Completed in 1972, Jussieu is one of France's top science campuses. A complex of 37 buildings near the Seine, it contains various types of asbestos, including "less-damaging" chrysotile. The 1995 Jussieu asbestos scandal terrified all France -- countless other schools had used the same toxic materials. In 2004, courts ordered compensation of about 30,000 euros each to 11 sick plaintiffs. As of 2008, 130 people using the infected buildings suffered asbestos-related illnesses: cancer, asbestosis, pleural plaques.

For almost 35 years, the Jussieu saga has excited the media. Endless reports, lawsuits, demonstrations and building closures disrupted studies. Frightened science students and professors had the choice of studying in dangerous buildings or leaving the university. Financial costs run to hundreds of millions of euros. Cost in harmed or delayed careers is incalculable, and years of cleaning-up remain.

How is Canada involved? As an exporter of chrysotile asbestos. Reflecting Quebec political pressures, our diplomatic and trade officials push the pro-asbestos case aggressively. Canada's government, especially today's Tories, blocks chrysotile-doubting science reports. It paralyzes international efforts such as the 2004 Rotterdam Convention, which demands fair warnings on toxic-chemical exports. Ottawa even co-funds the industry lobby -- the speciously "scientific" Chrysotile Institute, which recently launched a libel suit against a victims' group.

The latest report scaring the government was ordered by Canada's federal Health Minister Tony Clement earlier this year. It may again cast doubt on the safety of chrysotile asbestos. But the Harper government, handmaiden of the asbestos industry and craving Quebec votes, refuses to release it. Will it be suppressed, or merely censored?

The Quebec government, eager to protect a piddling "almost 550" asbestos jobs, presses Ottawa to find (ill-informed) foreign markets to replace all-too-aware domestic ones. Strategy: sell the lethal stuff to desperate-to-develop Third World nations where worker protection is weak.

Health Canada -- did George Orwell invent that name? -- peddles acrobatic reassurances to convince the public that a little cancer is not really so bad. It insists: "If asbestos fibres are enclosed or tightly bound in a product ... there are no significant health risks. Asbestos poses health risks only when fibres are present in the air that people breathe."

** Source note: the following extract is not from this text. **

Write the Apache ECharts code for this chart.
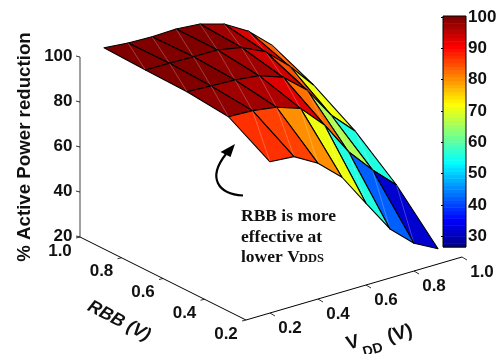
<!DOCTYPE html>
<html>
<head>
<meta charset="utf-8">
<style>
  html, body { margin: 0; padding: 0; background: #fff; }
  #chart { width: 502px; height: 354px; }
</style>
<script src="https://cdn.jsdelivr.net/npm/echarts@6/dist/echarts.min.js"></script>
</head>
<body>
<div id="chart"></div>
<script>
const vddValues = [0.2, 0.3, 0.4, 0.5, 0.6, 0.7, 0.8, 0.9];
const rbbValues = [0.2, 0.4, 0.6, 0.8, 1.0];
const reductionRbb02 = [87.2, 86.4, 80.3, 71.0, 56.3, 41.8, 32.3, 26.8];
const reductionRbb04 = [98.0, 97.6, 96.0, 92.4, 81.9, 66.9, 55.7, 45.9];
const reductionRbb06 = [99.9, 99.3, 98.9, 97.7, 93.9, 85.1, 70.9, 60.7];
const reductionRbb08 = [100.3, 100.2, 100.0, 99.9, 97.9, 92.9, 83.4, 71.9];
const reductionRbb10 = [101.0, 100.0, 99.7, 100.0, 99.1, 96.0, 89.8, 80.4];
const reductionRows = [reductionRbb02, reductionRbb04, reductionRbb06, reductionRbb08, reductionRbb10];

const zTicks = [20, 40, 60, 80, 100];
const rbbTicks = [0.2, 0.4, 0.6, 0.8, 1.0];
const vddTicks = [0.2, 0.4, 0.6, 0.8, 1.0];
const colorbarTicks = [30, 40, 50, 60, 70, 80, 90, 100];
const colorMin = 26.6;
const colorMax = 100.3;
const colorLevels = 64;

// fixed MATLAB style view, floor corner is vdd 0.1 / rbb 0.2 / z 20
function project(vdd, rbb, z) {
  return [
    246 + 240 * (vdd - 0.1) - 207.5 * (rbb - 0.2),
    320 - 70 * (vdd - 0.1) - 103.75 * (rbb - 0.2) - 2.25 * (z - 20),
  ];
}

function jet(t) {
  const part = (c) => Math.round(255 * Math.max(0, Math.min(1, 1.5 - Math.abs(4 * t - c))));
  return 'rgb(' + part(3) + ',' + part(2) + ',' + part(1) + ')';
}

function levelColor(value) {
  let i = Math.floor(((value - colorMin) / (colorMax - colorMin)) * colorLevels);
  i = Math.max(0, Math.min(colorLevels - 1, i));
  return jet((i + 1) / colorLevels);
}

// back to front so the near strips paint last
const cells = [];
for (let r = rbbValues.length - 2; r >= 0; r--) {
  for (let v = vddValues.length - 2; v >= 0; v--) {
    cells.push([r, v]);
  }
}

const levels = [];
for (let i = 0; i < colorLevels; i++) levels.push(i);

const boldFont = 'bold 17px "Liberation Sans", Arial, sans-serif';
const serifFont = 'bold 17.5px "Liberation Serif", "Times New Roman", serif';

const axisLabels = [];
zTicks.forEach((z) => {
  const p = project(0.1, 1.0, z);
  axisLabels.push({ text: String(z), x: p[0] - 7.5, y: p[1] - 1, align: 'right', font: boldFont });
});
rbbTicks.forEach((r) => {
  const p = project(0.1, r, 20);
  axisLabels.push({ text: r.toFixed(1), x: p[0] - 20, y: p[1] + 14, align: 'center', font: boldFont });
});
vddTicks.forEach((v) => {
  const p = project(v, 0.2, 20);
  axisLabels.push({ text: v.toFixed(1), x: p[0] + 20, y: p[1] + 15, align: 'center', font: boldFont });
});
axisLabels.push({ text: '% Active Power reduction', x: 25, y: 147, align: 'center', rotation: Math.PI / 2, font: 'bold 18.7px "Liberation Sans", Arial, sans-serif' });
axisLabels.push({ text: 'RBB (V)', x: 119, y: 321, align: 'center', rotation: -0.48, font: 'italic bold 18px "Liberation Sans", Arial, sans-serif' });
axisLabels.push({ text: 'V', x: 353, y: 343, align: 'center', rotation: 0.28, font: 'bold 19px "Liberation Sans", Arial, sans-serif' });
axisLabels.push({ text: 'DD', x: 373, y: 350, align: 'center', rotation: 0.28, font: 'bold 14px "Liberation Sans", Arial, sans-serif' });
axisLabels.push({ text: '(V)', x: 400, y: 334, align: 'center', rotation: 0.28, font: 'bold 19px "Liberation Sans", Arial, sans-serif' });
axisLabels.push({ text: 'RBB is more', x: 241, y: 216, align: 'left', font: serifFont });
axisLabels.push({ text: 'effective at', x: 241, y: 237, align: 'left', font: serifFont });
axisLabels.push({ text: 'lower V', x: 241, y: 257, align: 'left', font: serifFont });
axisLabels.push({ text: 'DDS', x: 299, y: 259, align: 'left', font: 'bold 12.5px "Liberation Serif", "Times New Roman", serif' });

function renderCell(params, api) {
  const r = api.value(0);
  const v = api.value(1);
  const corner = (ri, vi) => api.coord(project(vddValues[vi], rbbValues[ri], reductionRows[ri][vi]));
  const a = corner(r, v);
  const b = corner(r, v + 1);
  const c = corner(r + 1, v + 1);
  const d = corner(r + 1, v);
  return {
    type: 'group',
    children: [
      {
        type: 'polygon',
        shape: { points: [a, b, c, d] },
        style: { fill: levelColor(reductionRows[r][v]), stroke: '#000', lineWidth: 1.1, lineJoin: 'round' },
      },
      {
        type: 'line',
        shape: { x1: a[0], y1: a[1], x2: c[0], y2: c[1] },
        style: { stroke: 'rgba(255,255,255,0.35)', lineWidth: 0.7 },
      },
    ],
  };
}

function renderAxes(params, api) {
  const line = (p, q, color, width) => {
    const a = api.coord(p);
    const b = api.coord(q);
    return { type: 'line', shape: { x1: a[0], y1: a[1], x2: b[0], y2: b[1] }, style: { stroke: color, lineWidth: width } };
  };
  const shift = (p, dx, dy) => [p[0] + dx, p[1] + dy];
  const children = [
    line(project(0.1, 1.0, 20), project(0.1, 1.0, 100), '#808080', 1.5),
    line(project(0.1, 1.0, 20), project(0.1, 0.2, 20), '#000', 1),
    line(project(0.1, 0.2, 20), project(1.0, 0.2, 20), '#000', 1),
  ];
  zTicks.forEach((z) => {
    const p = project(0.1, 1.0, z);
    children.push(line(p, shift(p, -4, -1), '#000', 0.8));
  });
  rbbTicks.forEach((r) => {
    const p = project(0.1, r, 20);
    children.push(line(p, shift(p, -4, 1), '#000', 0.8));
  });
  vddTicks.forEach((v) => {
    const p = project(v, 0.2, 20);
    children.push(line(p, shift(p, 5, 3), '#000', 0.8));
  });
  return { type: 'group', children };
}

function renderLabel(params, api) {
  const item = axisLabels[params.dataIndex];
  const p = api.coord([item.x, item.y]);
  return {
    type: 'text',
    x: p[0],
    y: p[1],
    rotation: item.rotation || 0,
    style: { text: item.text, font: item.font, fill: '#111', align: item.align, verticalAlign: 'middle' },
  };
}

function renderLevel(params, api) {
  const i = api.value(0);
  const span = (colorMax - colorMin) / colorLevels;
  const low = api.coord([0, colorMin + i * span]);
  const high = api.coord([1, colorMin + (i + 1) * span]);
  return {
    type: 'rect',
    shape: { x: low[0], y: high[1], width: high[0] - low[0], height: low[1] - high[1] + 0.5 },
    style: { fill: jet((i + 1) / colorLevels) },
  };
}

const chart = echarts.init(document.getElementById('chart'));
chart.setOption({
  animation: false,
  backgroundColor: '#fff',
  grid: [
    { left: 0, top: 0, width: 502, height: 354 },
    { left: 443, top: 16, width: 23, height: 231, show: true, borderColor: '#000', borderWidth: 1, z: 5 },
  ],
  xAxis: [
    { type: 'value', gridIndex: 0, min: 0, max: 502, show: false },
    { type: 'value', gridIndex: 1, min: 0, max: 1, show: false },
  ],
  yAxis: [
    { type: 'value', gridIndex: 0, min: 0, max: 354, inverse: true, show: false },
    {
      type: 'value',
      gridIndex: 1,
      position: 'right',
      min: colorMin,
      max: colorMax,
      splitLine: { show: false },
      axisLine: { show: false },
      axisTick: { inside: true, length: 2, customValues: colorbarTicks, lineStyle: { color: '#000' } },
      axisLabel: {
        customValues: colorbarTicks,
        margin: 2,
        color: '#111',
        fontFamily: 'Liberation Sans',
        fontWeight: 'bold',
        fontSize: 17,
        formatter: (value) => String(value),
      },
    },
    {
      type: 'value',
      gridIndex: 1,
      position: 'left',
      min: colorMin,
      max: colorMax,
      splitLine: { show: false },
      axisLine: { show: false },
      axisTick: { inside: true, length: 2, customValues: colorbarTicks, lineStyle: { color: '#000' } },
      axisLabel: { show: false },
    },
  ],
  series: [
    { type: 'custom', silent: true, xAxisIndex: 0, yAxisIndex: 0, clip: false, z: 2, renderItem: renderAxes, data: [[0]] },
    { type: 'custom', silent: true, xAxisIndex: 0, yAxisIndex: 0, clip: false, z: 3, renderItem: renderCell, data: cells },
    { type: 'custom', silent: true, xAxisIndex: 0, yAxisIndex: 0, clip: false, z: 4, renderItem: renderLabel, data: axisLabels.map((l, i) => [i]) },
    { type: 'custom', silent: true, xAxisIndex: 1, yAxisIndex: 1, clip: false, z: 1, renderItem: renderLevel, data: levels.map((i) => [i]) },
  ],
  graphic: [
    {
      type: 'bezierCurve',
      silent: true,
      shape: { x1: 243, y1: 195.5, cpx1: 218, cpy1: 194, cpx2: 207, cpy2: 178, x2: 226, y2: 154 },
      style: { stroke: '#000', lineWidth: 2.2, fill: 'none' },
    },
    {
      type: 'polygon',
      silent: true,
      shape: { points: [[235, 144], [220.5, 152], [230.5, 157]] },
      style: { fill: '#000' },
    },
  ],
});
</script>
</body>
</html>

But bindings come loose or break with nobody knowing. And when workers renovate or tear down a wall, siding or house, the death-dealing fibres escape -- harming workers and anybody nearby.

Health Canada also argues there are two kinds of asbestos -- the really awful kind (amphibole asbestos) and the just-a-little-awful kind (chrysotile asbestos). The department charged with protecting Canadians' health offers this lyrical endorsement of the less awful kind: "It is generally accepted that chrysotile asbestos is less potent and does less damage to the lungs than the amphiboles." Less potent? Less damage? Not harmless, not "safe?"

Canada's pro-asbestos policy is cynical, hypocritical, shameful and indefensible. Deliberately tricking impoverished nations by sabotaging fair warnings, it betrays Canadian values as a decent, environment-friendly country.

Does Stephen Harper have the integrity to stop fooling poor nations about our still-risky asbestos? Let the separatist Bloc Québécois cry "anti-Quebec." Harper could play hard ball: He could call them "the cancer party."

 

Keith Spicer is a former Citizen editor who lives and writes in Paris.